Compile and run the program

jayant@jayantbox:~/myprogs/java$ java -cp . testPool 5000
Starting Daemon
Thread pool constructor - creating thread
Thread pool - new thread created


Now, as you keep on connecting to localhost 5000 port, you can see that new threads are created. Even when the old connections are closed, the same thread is not used again but new threads are created.

so, if i do

telnet localhost 5000

from 3 consoles and issue the "INFO" command from 4th console, the output is

jayant@jayantbox:~/myprogs/java$ java -cp . testPool 5000
Starting Daemon
Thread pool constructor - creating thread
Thread pool - new thread created
Handler constructor - creating thread
Thread-1 - Handler - new thread created
Handler constructor - creating thread
Thread-2 - Handler - new thread created
Handler constructor - creating thread
Thread-3 - Handler - new thread created
Handler constructor - creating thread
Thread-4 - Handler - new thread created
Active Connections : 1
Total Connections : 4

4 threads are created. In this case, everytime you connect to the server, a new thread would be created.

Now, lets modify the code to work on java 1.5 using thread Executors...

Add the following code snippets at or after the following line numbers

4 import java.util.concurrent.*;
10  private int pool;
12  this.pool=2;
22  ExecutorService threadExecutor = Executors.newFixedThreadPool(pool);
27  threadExecutor.execute(new Handler(s));

And comment the following 2 lines

27  new Handler(s);
42  new Thread(this).start();


Not lets run the program again on port 5000 and try connecting to it. We have created a pool of 2 threads here. Observer that:


  • pool-1-thread-1 & pool-1-thread-2 are the two threads created.

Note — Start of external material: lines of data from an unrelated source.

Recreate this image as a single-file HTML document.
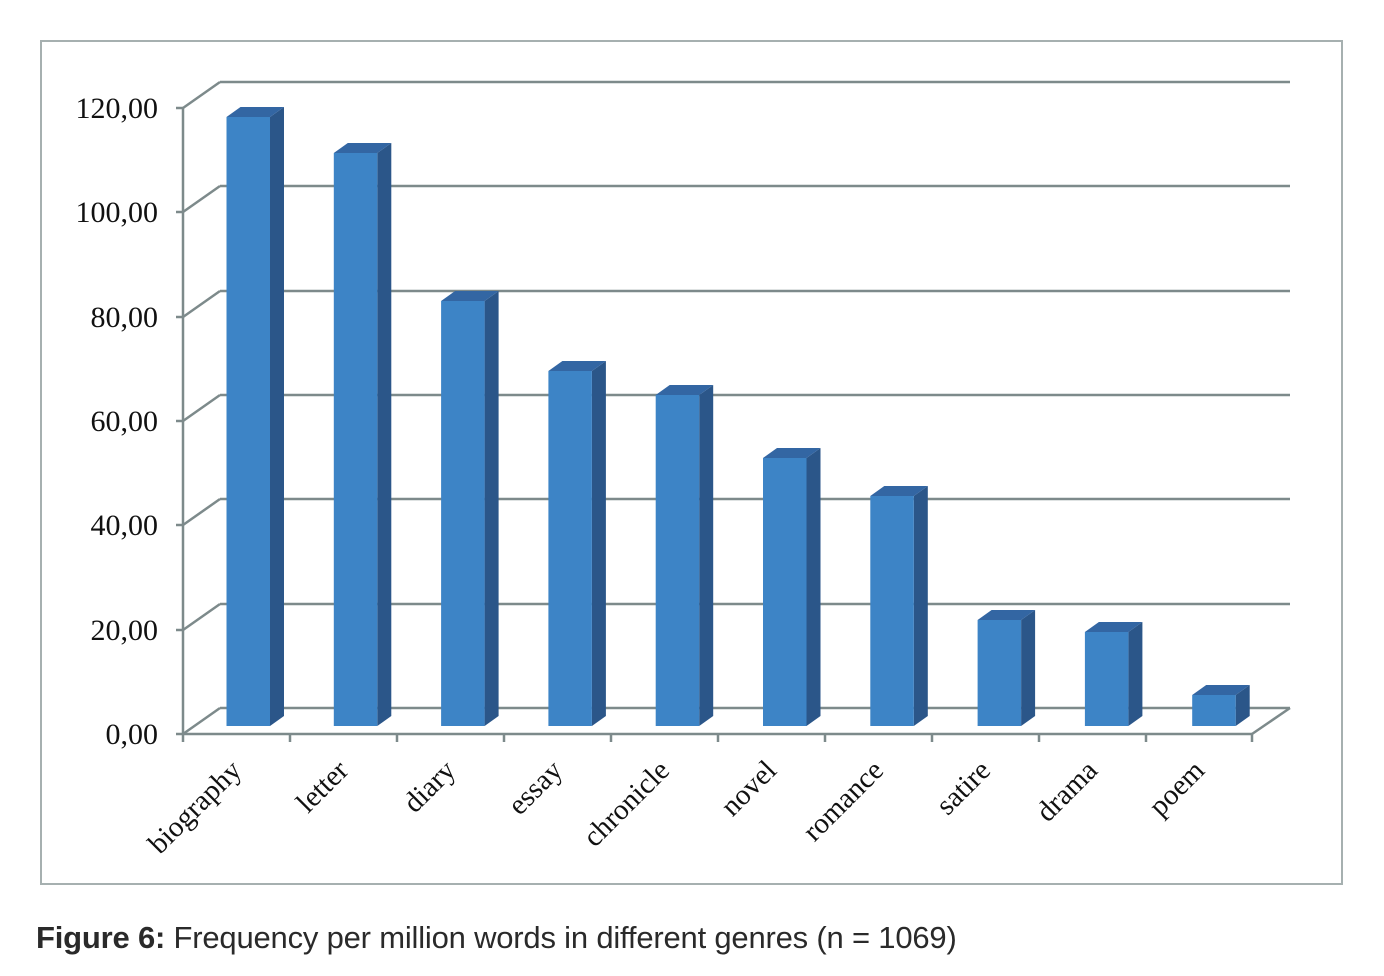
<!DOCTYPE html>
<html><head><style>
body{margin:0;background:#fff;width:1384px;height:976px;overflow:hidden}
.cap{position:absolute;left:36px;top:920px;font-family:"Liberation Sans",sans-serif;font-size:31px;color:#2a2a2a;letter-spacing:-0.2px}
</style></head><body>
<svg width="1384" height="976" style="position:absolute;left:0;top:0">
<rect x="41" y="41" width="1301" height="843" fill="none" stroke="#a6b0b0" stroke-width="2"/>
<g stroke="#7d8a8b" stroke-width="2.5" fill="none">
<line x1="220" y1="82" x2="1290" y2="82"/><line x1="183" y1="108" x2="220" y2="82"/>
<line x1="220" y1="186" x2="1290" y2="186"/><line x1="183" y1="212" x2="220" y2="186"/>
<line x1="220" y1="291" x2="1290" y2="291"/><line x1="183" y1="317" x2="220" y2="291"/>
<line x1="220" y1="395" x2="1290" y2="395"/><line x1="183" y1="421" x2="220" y2="395"/>
<line x1="220" y1="499" x2="1290" y2="499"/><line x1="183" y1="525" x2="220" y2="499"/>
<line x1="220" y1="604" x2="1290" y2="604"/><line x1="183" y1="630" x2="220" y2="604"/>
<line x1="220" y1="708" x2="1290" y2="708"/><line x1="183" y1="734" x2="220" y2="708"/>
<line x1="183" y1="108" x2="183" y2="742"/>
<line x1="176" y1="108" x2="183" y2="108"/><line x1="176" y1="212" x2="183" y2="212"/><line x1="176" y1="317" x2="183" y2="317"/><line x1="176" y1="421" x2="183" y2="421"/><line x1="176" y1="525" x2="183" y2="525"/><line x1="176" y1="630" x2="183" y2="630"/><line x1="176" y1="734" x2="183" y2="734"/>
<line x1="183" y1="734" x2="1252" y2="734"/><line x1="1252" y1="734" x2="1290" y2="708"/>
<line x1="290" y1="734" x2="290" y2="742"/><line x1="397" y1="734" x2="397" y2="742"/><line x1="504" y1="734" x2="504" y2="742"/><line x1="611" y1="734" x2="611" y2="742"/><line x1="718" y1="734" x2="718" y2="742"/><line x1="825" y1="734" x2="825" y2="742"/><line x1="932" y1="734" x2="932" y2="742"/><line x1="1039" y1="734" x2="1039" y2="742"/><line x1="1146" y1="734" x2="1146" y2="742"/><line x1="1252" y1="734" x2="1252" y2="742"/>
</g>
<g font-family="Liberation Serif,serif" font-size="30" fill="#111" text-anchor="end">
<text x="158" y="118">120,00</text><text x="158" y="222">100,00</text><text x="158" y="327">80,00</text><text x="158" y="431">60,00</text><text x="158" y="535">40,00</text><text x="158" y="640">20,00</text><text x="158" y="744">0,00</text>
</g>
<g id="bars"></g>
<g font-family="Liberation Serif,serif" font-size="29" fill="#111" text-anchor="end">
<text transform="translate(243,772) rotate(-45)">biography</text>
<text transform="translate(350,772) rotate(-45)">letter</text>
<text transform="translate(457,772) rotate(-45)">diary</text>
<text transform="translate(564,772) rotate(-45)">essay</text>
<text transform="translate(671,772) rotate(-45)">chronicle</text>
<text transform="translate(778,772) rotate(-45)">novel</text>
<text transform="translate(885,772) rotate(-45)">romance</text>
<text transform="translate(992,772) rotate(-45)">satire</text>
<text transform="translate(1099,772) rotate(-45)">drama</text>
<text transform="translate(1206,772) rotate(-45)">poem</text>
</g>
</svg>
<div class="cap"><b>Figure 6:</b> Frequency per million words in different genres (n = 1069)</div>
<script>
var tops=[117,153,301,371,395,458,496,620,632,695],g=document.getElementById('bars'),s='';
tops.forEach(function(t,i){var x=226.5+i*107.3,w=43.5,b=726,dx=14,dy=10;
s+='<polygon points="'+(x+w)+','+t+' '+(x+w+dx)+','+(t-dy)+' '+(x+w+dx)+','+(b-dy)+' '+(x+w)+','+b+'" fill="#2b5689"/>';
s+='<polygon points="'+x+','+t+' '+(x+dx)+','+(t-dy)+' '+(x+w+dx)+','+(t-dy)+' '+(x+w)+','+t+'" fill="#3366a3"/>';
s+='<rect x="'+x+'" y="'+t+'" width="'+w+'" height="'+(b-t)+'" fill="#3d84c6"/>';});
g.innerHTML=s;
</script>
</body></html>
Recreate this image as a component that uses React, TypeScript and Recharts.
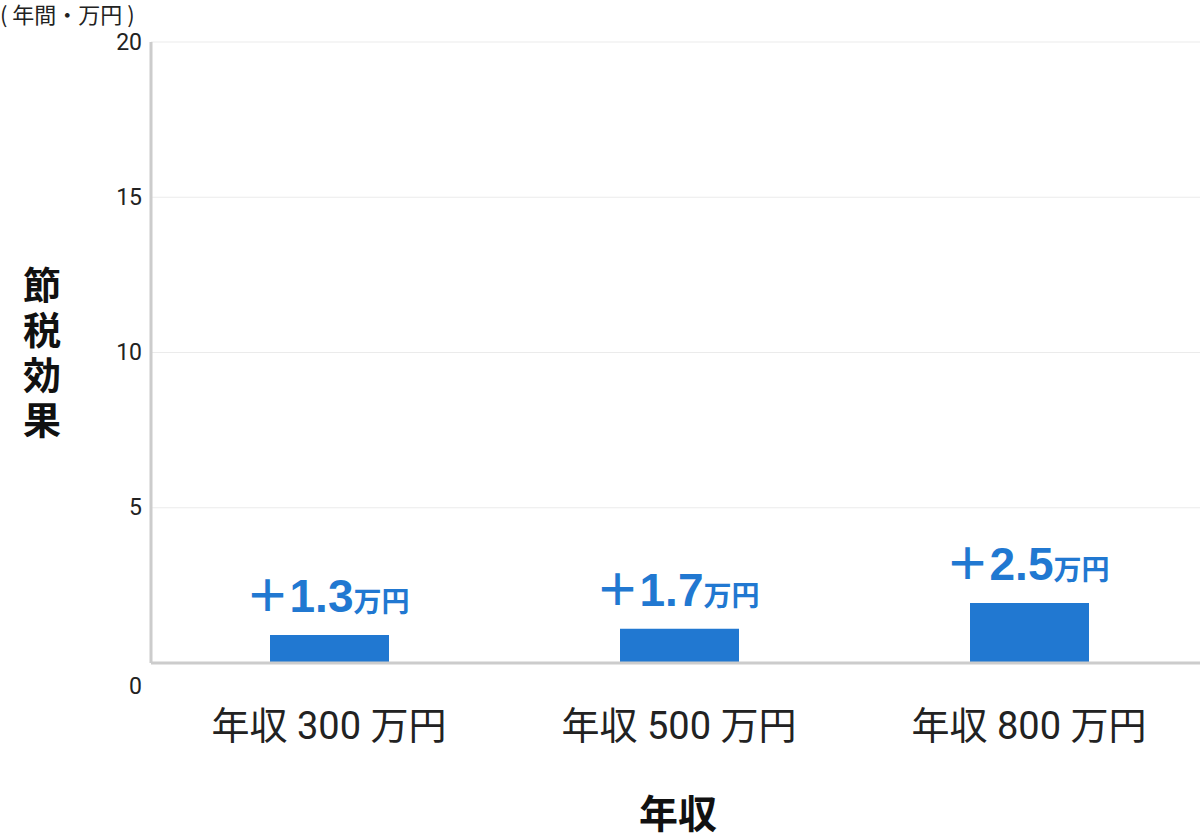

  • After two connections to the server, the connections are not rejected, but are queued.

  • If a thread becomes available, a connection from the queue is assigned to the thread for processing

  • The same two threads are used again and again. No new threads are created.

  • Connections which are in queue are not able to process any requests unless they are assigned to a worker thread



Process for testing

console 1: telnet localhost 5000
console 2: telnet localhost 5000
console 3: telnet localhost 5000
console 1: from 1
console 2: from 2
console 3: from 3
console 1: INFO
console 1: 1 quitting
console 1: QUIT


Output for the testing process


jjayant@jayantbox:~/myprogs/java$ java -cp . testPool 5000
Starting Daemon
Thread pool constructor - creating thread
Thread pool - new thread created
Handler constructor - creating thread
pool-1-thread-1 - Handler - new thread created
Handler constructor - creating thread
pool-1-thread-2 - Handler - new thread created
Handler constructor - creating thread
Command = from 1
Command = from 2
Active Connections : 2
Total Connections : 3
Command = 1 quitting
pool-1-thread-1 - Handler - new thread created
Command = from 3


As seen, processing of connection 3 starts only after connection 1 is closed by the client.

The benefits of using a thread executor instead of a normal thread are

a] Overhead of creating and destroying threads is avoided.
b] A queue of threads is created automatically when the no of tasks exceeds the no of threads in the pool. The tasks in queue are automatically executed when the threads become free.
c] A limit (maximum no of threads) could be imposed thus controlling the available resources for delivering better performance.